The question is often asked, "Does this mean CJNG will take over?" It needs to be said that no group can take over because no group has taken anything over to begin with. At most what happens is drugs sold in Guanajuato simply come solely from CJNG as oppose to both groups. Though no single group is likely to ever earn full market share. Politicians once paid off or extorting members of CSRL now simply just switch to the same dance with members of CJNG. But what I think is more important is the loss of identity, messages posted to social media with the words "Guanajuato for Guanajuato" hint to this. They're similar to messages seen in Michoacán, another state currently facing encroachment from those associated with CJNG.
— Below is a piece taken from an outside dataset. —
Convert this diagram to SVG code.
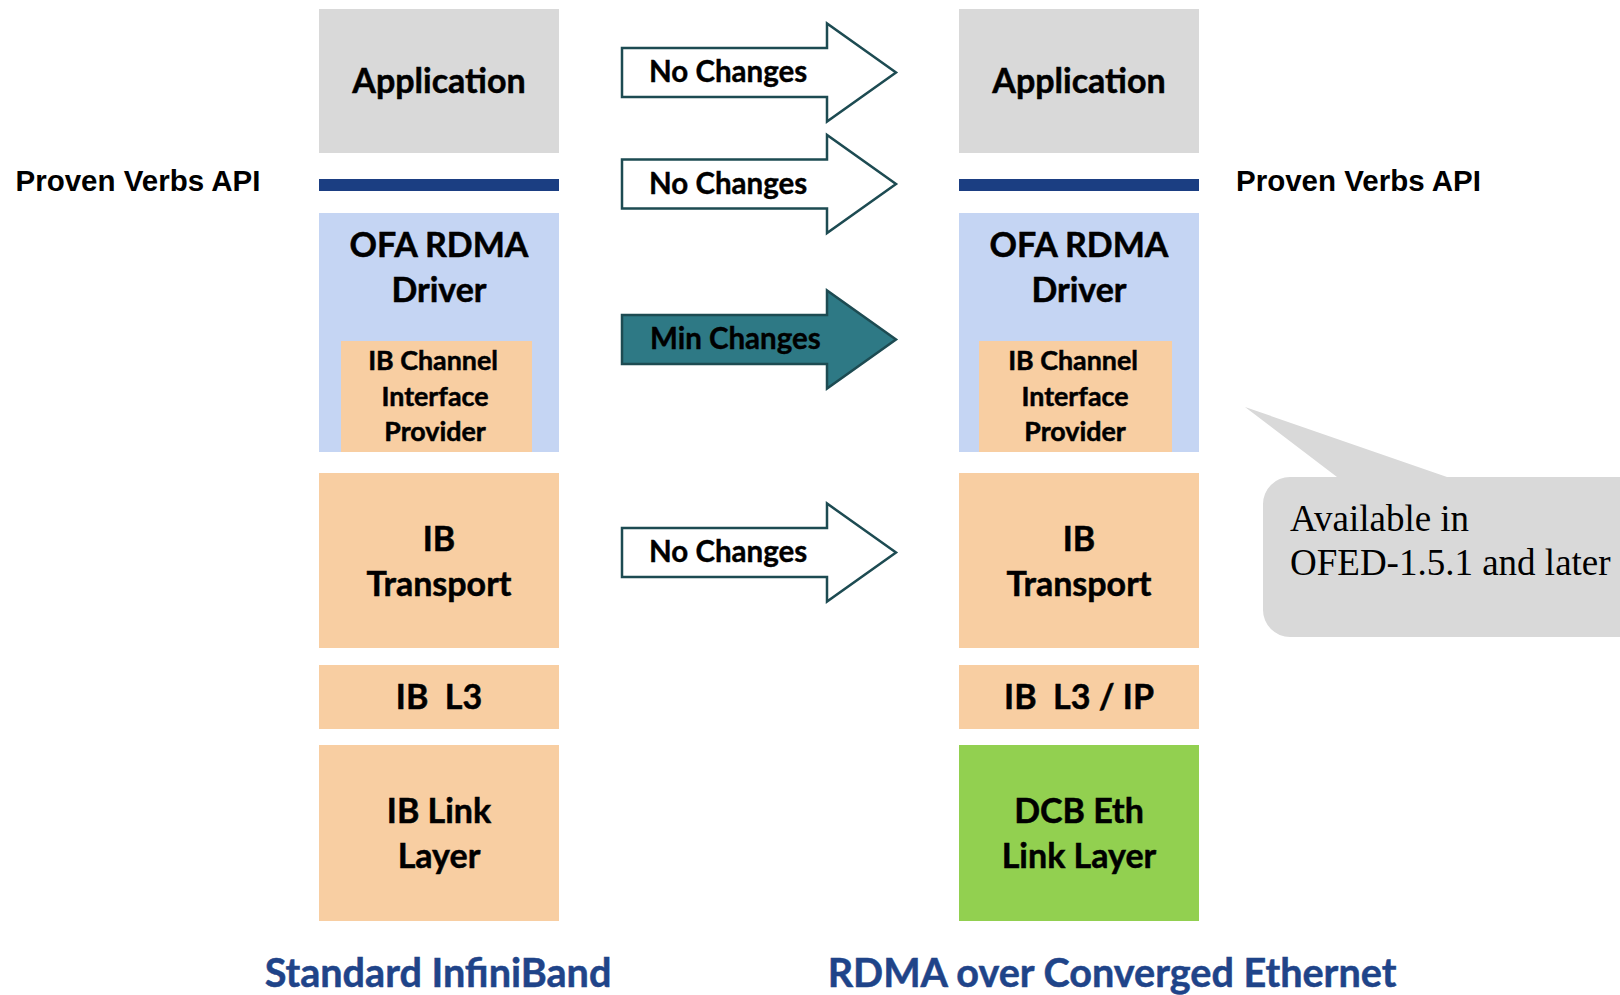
<svg xmlns="http://www.w3.org/2000/svg" width="1620" height="995" viewBox="0 0 1620 995">
  <style>
    .lbl { font-family: Lato, "Open Sans", sans-serif; font-weight: 700; fill: #000; stroke: #000; stroke-width: 0.5; text-anchor: middle; }
    .big { font-size: 34px; }
    .small { font-size: 26.8px; }
    .arw { font-family: Lato, "Open Sans", sans-serif; font-weight: 700; font-size: 29.5px; fill: #000; stroke: #000; stroke-width: 0.4; }
    .api { font-family: "Liberation Sans", Arial, sans-serif; font-weight: 700; font-size: 29.5px; fill: #000; }
    .cap { font-family: Lato, "Open Sans", sans-serif; font-weight: 700; font-size: 39.6px; fill: #1F4489; stroke: #1F4489; stroke-width: 0.5; text-anchor: middle; }
    .note { font-family: "Liberation Serif", "Times New Roman", serif; font-size: 37px; fill: #000; }
    .gray { fill: #D9D9D9; }
    .blue { fill: #C5D5F3; }
    .peach { fill: #F8CEA2; }
    .green { fill: #92D050; }
    .bar { fill: #1B3E82; }
    .open { fill: #FFFFFF; stroke: #1D4B52; stroke-width: 2.5; }
    .solid { fill: #2E7985; stroke: #1D4B52; stroke-width: 2.5; }
  </style>
  <defs>
    <!-- block arrow centred on y=0 -->
    <path id="blockArrow" d="M622,-24.5 L827,-24.5 L827,-49 L896,0 L827,49 L827,24.5 L622,24.5 Z"/>
  </defs>

  <!-- API labels -->
  <text class="api" x="15.5" y="191">Proven Verbs API</text>
  <text class="api" x="1236" y="191">Proven Verbs API</text>

  <!-- Standard InfiniBand stack -->
  <g id="ib-application">
    <rect class="gray" x="319" y="9" width="240" height="144"/>
    <text class="lbl big" x="439" y="93">Application</text>
  </g>
  <g id="ib-verbs-bar">
    <rect class="bar" x="319" y="179" width="240" height="12"/>
  </g>
  <g id="ib-ofa-driver">
    <rect class="blue" x="319" y="213" width="240" height="239"/>
    <text class="lbl big" x="439" y="257">OFA RDMA</text>
    <text class="lbl big" x="439" y="302">Driver</text>
  </g>
  <g id="ib-channel-provider">
    <rect class="peach" x="341" y="341" width="191" height="111"/>
    <text class="lbl small" x="433" y="370">IB Channel</text>
    <text class="lbl small" x="435" y="406">Interface</text>
    <text class="lbl small" x="435" y="441">Provider</text>
  </g>
  <g id="ib-transport">
    <rect class="peach" x="319" y="473" width="240" height="175"/>
    <text class="lbl big" x="439" y="551">IB</text>
    <text class="lbl big" x="439" y="596">Transport</text>
  </g>
  <g id="ib-l3">
    <rect class="peach" x="319" y="665" width="240" height="64"/>
    <text class="lbl big" x="439" y="709" xml:space="preserve">IB  L3</text>
  </g>
  <g id="ib-link-layer">
    <rect class="peach" x="319" y="745" width="240" height="176"/>
    <text class="lbl big" x="439" y="823">IB Link</text>
    <text class="lbl big" x="439" y="868">Layer</text>
  </g>

  <!-- RoCE stack -->
  <g id="roce-application">
    <rect class="gray" x="959" y="9" width="240" height="144"/>
    <text class="lbl big" x="1079" y="93">Application</text>
  </g>
  <g id="roce-verbs-bar">
    <rect class="bar" x="959" y="179" width="240" height="12"/>
  </g>
  <g id="roce-ofa-driver">
    <rect class="blue" x="959" y="213" width="240" height="239"/>
    <text class="lbl big" x="1079" y="257">OFA RDMA</text>
    <text class="lbl big" x="1079" y="302">Driver</text>
  </g>
  <g id="roce-channel-provider">
    <rect class="peach" x="979" y="341" width="193" height="111"/>
    <text class="lbl small" x="1073" y="370">IB Channel</text>
    <text class="lbl small" x="1075" y="406">Interface</text>
    <text class="lbl small" x="1075" y="441">Provider</text>
  </g>
  <g id="roce-transport">
    <rect class="peach" x="959" y="473" width="240" height="175"/>
    <text class="lbl big" x="1079" y="551">IB</text>
    <text class="lbl big" x="1079" y="596">Transport</text>
  </g>
  <g id="roce-l3-ip">
    <rect class="peach" x="959" y="665" width="240" height="64"/>
    <text class="lbl big" x="1079" y="709" xml:space="preserve">IB  L3 / IP</text>
  </g>
  <g id="roce-link-layer">
    <rect class="green" x="959" y="745" width="240" height="176"/>
    <text class="lbl big" x="1079" y="823">DCB Eth</text>
    <text class="lbl big" x="1079" y="868">Link Layer</text>
  </g>

  <!-- change arrows between the stacks -->
  <g id="connectors">
    <use href="#blockArrow" class="open" transform="translate(0,72.5)"/>
    <text class="arw" x="649" y="82">No Changes</text>
    <use href="#blockArrow" class="open" transform="translate(0,184)"/>
    <text class="arw" x="649" y="194">No Changes</text>
    <use href="#blockArrow" class="solid" transform="translate(0,339.5)"/>
    <text class="arw" x="650" y="349">Min Changes</text>
    <use href="#blockArrow" class="open" transform="translate(0,552.5)"/>
    <text class="arw" x="649" y="562">No Changes</text>
  </g>

  <!-- callout -->
  <g id="callout">
    <path class="gray" d="M1290,477 L1337,477 L1245,407 L1447,477 L1660,477 L1660,637 L1290,637 A27,27 0 0 1 1263,610 L1263,504 A27,27 0 0 1 1290,477 Z"/>
    <text class="note" x="1290" y="531">Available in</text>
    <text class="note" x="1290" y="575">OFED-1.5.1 and later</text>
  </g>

  <!-- column captions -->
  <text class="cap" x="438" y="987">Standard InfiniBand</text>
  <text class="cap" x="1112" y="987">RDMA over Converged Ethernet</text>
</svg>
The months ahead appear to be bleak for CSRL. To survive, they will in many ways have to start recruiting more people but that seems difficult. After having their two leaders thrown in jail in a matter of months, I'd imagine people would be more hesitant to join the cause. Money can make the recruiting process more fluid but it's hard to say CSRL at the moment is bringing in much money. The more profitable theft of fuel appears to be less a focus of the group these days. With more attention going to selling crystal meth, slightly evident by the fact The Fat Fish more recently was being called The Blue. Selling that is, directly to consumers, it's not like they were making big bucks selling wholesale. They probably aren't even producing the stuff themselves, but have to buy it from CDS or the like. Returning to the theft of fuel might be difficult, a sophisticated operation to pull off, presumably requiring the help and active involvement of the groups leadership. That from a group whose latest two leaders are now sitting in jail seems unlikely.
Overall CSRL was naive to think that their crusade against CJNG would be welcomed by the state government. Something I'm sure they've observed happen in other states who have backed the home team crime group against the Jalisco folk in the past. But with governments around the country eager for ways to show competence in an environment with ever rising homicide numbers, such back room bargains don't appear guaranteed as before. That is unless you've got the money, something CSRL has few but CJNG plenty. The illusion is that taking over is done by strength, when in reality it is done with money and corruption.